Postby TedSwippet » August 19th, 2018, 10:18 am

PinkDalek wrote:Isn’t that partially what the W-8BEN covers. Without a valid one in force, aren’t all remittances deriving from dividends or sale proceeds (rather than gain) etc subjected to a 30% withholding? ... With one in force, “only” 15% on dividends.

At the risk of pedantry here... The US has two parallel non-resident withholding regimes with a possible 30% rate.

The first is for tax, IRC chapter 3. It applies to dividends paid to foreigners, but not to interest or capital gains, both of which are US tax and withholding free to all non-resident aliens whether or not there is a treaty. Absent a treaty the US rate on dividends is 30%. The UK treaty reduces this to 15%, claimable with a W-8BEN.

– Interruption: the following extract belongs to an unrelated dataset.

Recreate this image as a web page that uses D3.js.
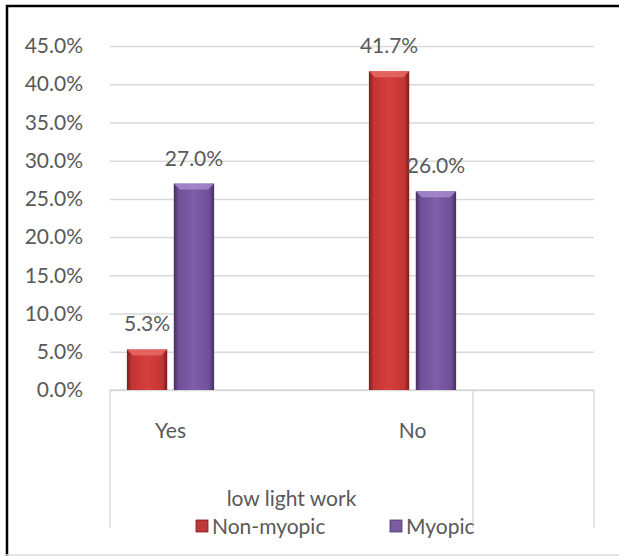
<!DOCTYPE html>
<html>
<head>
<meta charset="utf-8">
<script src="https://d3js.org/d3.v7.min.js"></script>
<style>
  body { margin: 0; background: #fff; }
  svg text { font-family: Lato, "Open Sans", sans-serif; fill: #595959; font-size: 21px; }
</style>
</head>
<body>
<div id="chart"></div>
<script>
// data
const categories = ["Yes", "", "No", ""];   // 4 slots on the axis, 2nd and 4th are empty
const groupLabel = "low light work";
const seriesNames = ["Non-myopic", "Myopic"];
const nonMyopic = [5.3, null, 41.7, null];
const myopic = [27.0, null, 26.0, null];
const yTicks = [0, 5, 10, 15, 20, 25, 30, 35, 40, 45];

const W = 619, H = 556;
const plot = { left: 110, right: 594, top: 46, bottom: 390 };

const svg = d3.select("#chart").append("svg")
  .attr("width", W).attr("height", H);

const defs = svg.append("defs");
function barGradient(id, dark, mid, light) {
  const g = defs.append("linearGradient").attr("id", id)
    .attr("x1", "0%").attr("x2", "100%").attr("y1", "0%").attr("y2", "0%");
  g.append("stop").attr("offset", "0%").attr("stop-color", dark);
  g.append("stop").attr("offset", "12%").attr("stop-color", mid);
  g.append("stop").attr("offset", "50%").attr("stop-color", light);
  g.append("stop").attr("offset", "88%").attr("stop-color", mid);
  g.append("stop").attr("offset", "100%").attr("stop-color", dark);
}
barGradient("gRed", "#7e1d1b", "#c23532", "#d63f3d");
barGradient("gPurple", "#45305f", "#6f4f98", "#7f5eaa");
const colors = ["url(#gRed)", "url(#gPurple)"];
const bevel = ["#e66a66", "#a48bcc"];
const swatch = ["#c0393a", "#7a5ca6"];

// scales
const x = d3.scaleBand().domain(d3.range(categories.length))
  .range([plot.left, plot.right]).padding(0);
const xs = d3.scaleBand().domain(seriesNames)
  .range([0, x.bandwidth()]).paddingInner(0.14).paddingOuter(0.36);
const y = d3.scaleLinear().domain([0, 45]).range([plot.bottom, plot.top]);

// outer frame: top and left dark, bottom light
svg.append("line").attr("x1", 6).attr("x2", W).attr("y1", 6).attr("y2", 6)
  .attr("stroke", "#000").attr("stroke-width", 2.5);
svg.append("line").attr("x1", 7).attr("x2", 7).attr("y1", 5).attr("y2", H)
  .attr("stroke", "#000").attr("stroke-width", 2.5);
svg.append("line").attr("x1", 6).attr("x2", W).attr("y1", 555).attr("y2", 555)
  .attr("stroke", "#dcdcdc").attr("stroke-width", 1.5);

// gridlines + y labels
const yAxis = svg.append("g").attr("transform", `translate(${plot.left},0)`)
  .call(d3.axisLeft(y).tickValues(yTicks).tickSize(-(plot.right - plot.left))
    .tickPadding(27).tickFormat(d => d.toFixed(1) + "%"));
yAxis.select(".domain").remove();
yAxis.selectAll(".tick line").attr("stroke", "#d9d9d9").attr("stroke-width", 1.5);
yAxis.selectAll(".tick text").style("font-size", "21px").attr("fill", "#595959");

// category axis line and separators
svg.append("line").attr("x1", plot.left).attr("x2", plot.right)
  .attr("y1", plot.bottom).attr("y2", plot.bottom)
  .attr("stroke", "#d9d9d9").attr("stroke-width", 1.5);
const seps = [x(0), x(3), x(3) + x.bandwidth()];
svg.selectAll(".sep").data(seps).enter().append("line")
  .attr("x1", d => d).attr("x2", d => d)
  .attr("y1", plot.bottom).attr("y2", 528)
  .attr("stroke", "#d9d9d9").attr("stroke-width", 1.5);

svg.selectAll(".cat").data(categories).enter().append("text")
  .attr("x", (d, i) => x(i) + x.bandwidth() / 2)
  .attr("y", 438).attr("text-anchor", "middle").text(d => d);

svg.append("text").attr("x", (x(0) + x(3)) / 2).attr("y", 506)
  .attr("text-anchor", "middle").text(groupLabel);

// bars
const seriesVals = [nonMyopic, myopic];
seriesNames.forEach((s, si) => {
  const pts = seriesVals[si].map((v, i) => ({ v, i })).filter(d => d.v !== null);
  const g = svg.append("g");
  pts.forEach(d => {
    const bx = x(d.i) + xs(s), bw = xs.bandwidth();
    const top = y(d.v), bh = plot.bottom - top;
    g.append("rect").attr("x", bx).attr("y", top).attr("width", bw).attr("height", bh)
      .attr("fill", colors[si]);
    // top bevel
    const b = 6;
    g.append("path")
      .attr("d", `M${bx},${top} L${bx + bw},${top} L${bx + bw - b},${top + b} L${bx + b},${top + b} Z`)
      .attr("fill", bevel[si]).attr("opacity", 0.85);
    g.append("text").attr("x", bx + bw / 2).attr("y", top - 18)
      .attr("text-anchor", "middle").text(d.v.toFixed(1) + "%");
  });
});

// legend
const legend = [{ name: seriesNames[0], x: 196 }, { name: seriesNames[1], x: 390 }];
legend.forEach((l, i) => {
  svg.append("rect").attr("x", l.x).attr("y", 520).attr("width", 12).attr("height", 12)
    .attr("fill", swatch[i]).attr("stroke", i ? "#4a3566" : "#7e1d1b").attr("stroke-width", 0.8);
  svg.append("text").attr("x", l.x + 16).attr("y", 534).text(l.name);
});
</script>
</body>
</html>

If a fund returns both interest and dividends as part of its distributions, fund managers might split that out in a way that the right rates apply. For example, I hold a tiny amount in a Vanguard US money market account, and it spits out both interest and dividend income. With a W-8BEN in place I see a blended US rate on my distributions from it that is inconsistent across months but always below 15%. I am sure it's a boatload of work for the fund provider, especially as my total distributions here amount to less than $2/month, but it's what they do anyway. (It's also a boatload of work for my UK tax return, producing a difference that sometimes, but not always, disappears entirely when rounded up/down into GBP -- sigh.)

The second is FATCA, IRC chapter 4. This is 30% of everything -- dividends, interest, and even gross sale proceeds (yes, really!) -- but it does not apply where the other country has a FATCA 'intergovernmental agreement' in place. The UK does, so the W-8BEN protects here also.